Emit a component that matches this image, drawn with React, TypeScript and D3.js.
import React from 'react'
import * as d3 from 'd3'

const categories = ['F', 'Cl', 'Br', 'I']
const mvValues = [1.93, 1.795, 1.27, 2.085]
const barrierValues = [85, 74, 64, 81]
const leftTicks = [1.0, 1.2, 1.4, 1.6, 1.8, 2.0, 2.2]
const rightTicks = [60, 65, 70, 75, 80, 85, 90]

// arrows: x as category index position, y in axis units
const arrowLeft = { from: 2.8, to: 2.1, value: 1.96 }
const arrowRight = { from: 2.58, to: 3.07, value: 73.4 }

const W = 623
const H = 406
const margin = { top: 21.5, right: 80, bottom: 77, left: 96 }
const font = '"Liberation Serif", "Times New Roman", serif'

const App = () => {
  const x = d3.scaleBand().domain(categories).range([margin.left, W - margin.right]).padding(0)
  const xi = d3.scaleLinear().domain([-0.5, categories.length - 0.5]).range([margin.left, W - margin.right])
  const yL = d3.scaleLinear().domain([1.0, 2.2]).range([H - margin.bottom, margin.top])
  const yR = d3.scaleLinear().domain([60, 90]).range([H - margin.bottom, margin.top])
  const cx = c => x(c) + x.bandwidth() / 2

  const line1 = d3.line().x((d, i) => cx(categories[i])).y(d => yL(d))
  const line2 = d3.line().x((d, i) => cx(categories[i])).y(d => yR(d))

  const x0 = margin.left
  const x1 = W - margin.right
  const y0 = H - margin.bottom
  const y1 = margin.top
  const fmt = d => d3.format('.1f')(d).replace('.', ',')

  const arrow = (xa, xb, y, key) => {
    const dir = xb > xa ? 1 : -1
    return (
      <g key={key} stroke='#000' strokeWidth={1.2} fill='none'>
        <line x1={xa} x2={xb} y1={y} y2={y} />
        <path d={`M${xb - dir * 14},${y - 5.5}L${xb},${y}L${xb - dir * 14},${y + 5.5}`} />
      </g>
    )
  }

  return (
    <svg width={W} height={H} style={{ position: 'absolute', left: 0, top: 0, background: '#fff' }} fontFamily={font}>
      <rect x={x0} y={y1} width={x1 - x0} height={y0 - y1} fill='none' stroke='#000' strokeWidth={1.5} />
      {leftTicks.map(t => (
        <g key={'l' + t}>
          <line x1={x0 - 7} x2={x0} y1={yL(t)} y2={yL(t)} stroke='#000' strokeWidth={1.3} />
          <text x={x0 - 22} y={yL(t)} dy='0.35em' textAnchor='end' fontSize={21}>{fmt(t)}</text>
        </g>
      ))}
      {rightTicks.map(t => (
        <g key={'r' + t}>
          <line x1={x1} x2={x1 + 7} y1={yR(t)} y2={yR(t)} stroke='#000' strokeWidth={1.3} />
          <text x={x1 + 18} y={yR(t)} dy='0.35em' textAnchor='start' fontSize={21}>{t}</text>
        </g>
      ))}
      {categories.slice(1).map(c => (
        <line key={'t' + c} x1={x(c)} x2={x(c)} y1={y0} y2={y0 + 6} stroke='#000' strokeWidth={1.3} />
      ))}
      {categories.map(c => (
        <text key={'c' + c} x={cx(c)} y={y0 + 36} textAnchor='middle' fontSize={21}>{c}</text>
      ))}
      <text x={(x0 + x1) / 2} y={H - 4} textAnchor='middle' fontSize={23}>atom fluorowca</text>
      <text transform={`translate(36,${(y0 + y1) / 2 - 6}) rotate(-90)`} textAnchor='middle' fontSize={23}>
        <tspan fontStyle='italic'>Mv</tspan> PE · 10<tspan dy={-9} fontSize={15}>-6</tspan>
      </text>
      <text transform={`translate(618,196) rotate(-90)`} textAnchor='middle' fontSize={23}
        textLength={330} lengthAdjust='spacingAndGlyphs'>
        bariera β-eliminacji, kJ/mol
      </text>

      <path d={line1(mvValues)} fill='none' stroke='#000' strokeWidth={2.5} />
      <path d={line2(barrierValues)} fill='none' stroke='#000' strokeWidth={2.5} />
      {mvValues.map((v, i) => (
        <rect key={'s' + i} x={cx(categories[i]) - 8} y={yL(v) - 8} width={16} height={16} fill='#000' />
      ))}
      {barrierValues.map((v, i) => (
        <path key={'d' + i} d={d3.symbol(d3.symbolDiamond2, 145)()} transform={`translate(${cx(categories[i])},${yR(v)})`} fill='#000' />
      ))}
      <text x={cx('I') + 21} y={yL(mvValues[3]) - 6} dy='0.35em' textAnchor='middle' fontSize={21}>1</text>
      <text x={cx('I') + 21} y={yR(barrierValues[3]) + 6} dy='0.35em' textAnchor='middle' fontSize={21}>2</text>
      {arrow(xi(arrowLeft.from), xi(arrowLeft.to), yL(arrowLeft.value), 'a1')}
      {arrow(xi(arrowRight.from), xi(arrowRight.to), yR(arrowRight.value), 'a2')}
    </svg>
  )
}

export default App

☆ ☆ ☆

▶ **What the exercise asks**: Please return the data above exactly as given.

▶ **Expected answer**:
Emit a component that matches this image, drawn with React, TypeScript and D3.js.
import React from 'react'
import * as d3 from 'd3'

const categories = ['F', 'Cl', 'Br', 'I']
const mvValues = [1.93, 1.795, 1.27, 2.085]
const barrierValues = [85, 74, 64, 81]
const leftTicks = [1.0, 1.2, 1.4, 1.6, 1.8, 2.0, 2.2]
const rightTicks = [60, 65, 70, 75, 80, 85, 90]

// arrows: x as category index position, y in axis units
const arrowLeft = { from: 2.8, to: 2.1, value: 1.96 }
const arrowRight = { from: 2.58, to: 3.07, value: 73.4 }

const W = 623
const H = 406
const margin = { top: 21.5, right: 80, bottom: 77, left: 96 }
const font = '"Liberation Serif", "Times New Roman", serif'

const App = () => {
  const x = d3.scaleBand().domain(categories).range([margin.left, W - margin.right]).padding(0)
  const xi = d3.scaleLinear().domain([-0.5, categories.length - 0.5]).range([margin.left, W - margin.right])
  const yL = d3.scaleLinear().domain([1.0, 2.2]).range([H - margin.bottom, margin.top])
  const yR = d3.scaleLinear().domain([60, 90]).range([H - margin.bottom, margin.top])
  const cx = c => x(c) + x.bandwidth() / 2

  const line1 = d3.line().x((d, i) => cx(categories[i])).y(d => yL(d))
  const line2 = d3.line().x((d, i) => cx(categories[i])).y(d => yR(d))

  const x0 = margin.left
  const x1 = W - margin.right
  const y0 = H - margin.bottom
  const y1 = margin.top
  const fmt = d => d3.format('.1f')(d).replace('.', ',')

  const arrow = (xa, xb, y, key) => {
    const dir = xb > xa ? 1 : -1
    return (
      <g key={key} stroke='#000' strokeWidth={1.2} fill='none'>
        <line x1={xa} x2={xb} y1={y} y2={y} />
        <path d={`M${xb - dir * 14},${y - 5.5}L${xb},${y}L${xb - dir * 14},${y + 5.5}`} />
      </g>
    )
  }

  return (
    <svg width={W} height={H} style={{ position: 'absolute', left: 0, top: 0, background: '#fff' }} fontFamily={font}>
      <rect x={x0} y={y1} width={x1 - x0} height={y0 - y1} fill='none' stroke='#000' strokeWidth={1.5} />
      {leftTicks.map(t => (
        <g key={'l' + t}>
          <line x1={x0 - 7} x2={x0} y1={yL(t)} y2={yL(t)} stroke='#000' strokeWidth={1.3} />
          <text x={x0 - 22} y={yL(t)} dy='0.35em' textAnchor='end' fontSize={21}>{fmt(t)}</text>
        </g>
      ))}
      {rightTicks.map(t => (
        <g key={'r' + t}>
          <line x1={x1} x2={x1 + 7} y1={yR(t)} y2={yR(t)} stroke='#000' strokeWidth={1.3} />
          <text x={x1 + 18} y={yR(t)} dy='0.35em' textAnchor='start' fontSize={21}>{t}</text>
        </g>
      ))}
      {categories.slice(1).map(c => (
        <line key={'t' + c} x1={x(c)} x2={x(c)} y1={y0} y2={y0 + 6} stroke='#000' strokeWidth={1.3} />
      ))}
      {categories.map(c => (
        <text key={'c' + c} x={cx(c)} y={y0 + 36} textAnchor='middle' fontSize={21}>{c}</text>
      ))}
      <text x={(x0 + x1) / 2} y={H - 4} textAnchor='middle' fontSize={23}>atom fluorowca</text>
      <text transform={`translate(36,${(y0 + y1) / 2 - 6}) rotate(-90)`} textAnchor='middle' fontSize={23}>
        <tspan fontStyle='italic'>Mv</tspan> PE · 10<tspan dy={-9} fontSize={15}>-6</tspan>
      </text>
      <text transform={`translate(618,196) rotate(-90)`} textAnchor='middle' fontSize={23}
        textLength={330} lengthAdjust='spacingAndGlyphs'>
        bariera β-eliminacji, kJ/mol
      </text>

      <path d={line1(mvValues)} fill='none' stroke='#000' strokeWidth={2.5} />
      <path d={line2(barrierValues)} fill='none' stroke='#000' strokeWidth={2.5} />
      {mvValues.map((v, i) => (
        <rect key={'s' + i} x={cx(categories[i]) - 8} y={yL(v) - 8} width={16} height={16} fill='#000' />
      ))}
      {barrierValues.map((v, i) => (
        <path key={'d' + i} d={d3.symbol(d3.symbolDiamond2, 145)()} transform={`translate(${cx(categories[i])},${yR(v)})`} fill='#000' />
      ))}
      <text x={cx('I') + 21} y={yL(mvValues[3]) - 6} dy='0.35em' textAnchor='middle' fontSize={21}>1</text>
      <text x={cx('I') + 21} y={yR(barrierValues[3]) + 6} dy='0.35em' textAnchor='middle' fontSize={21}>2</text>
      {arrow(xi(arrowLeft.from), xi(arrowLeft.to), yL(arrowLeft.value), 'a1')}
      {arrow(xi(arrowRight.from), xi(arrowRight.to), yR(arrowRight.value), 'a2')}
    </svg>
  )
}

export default App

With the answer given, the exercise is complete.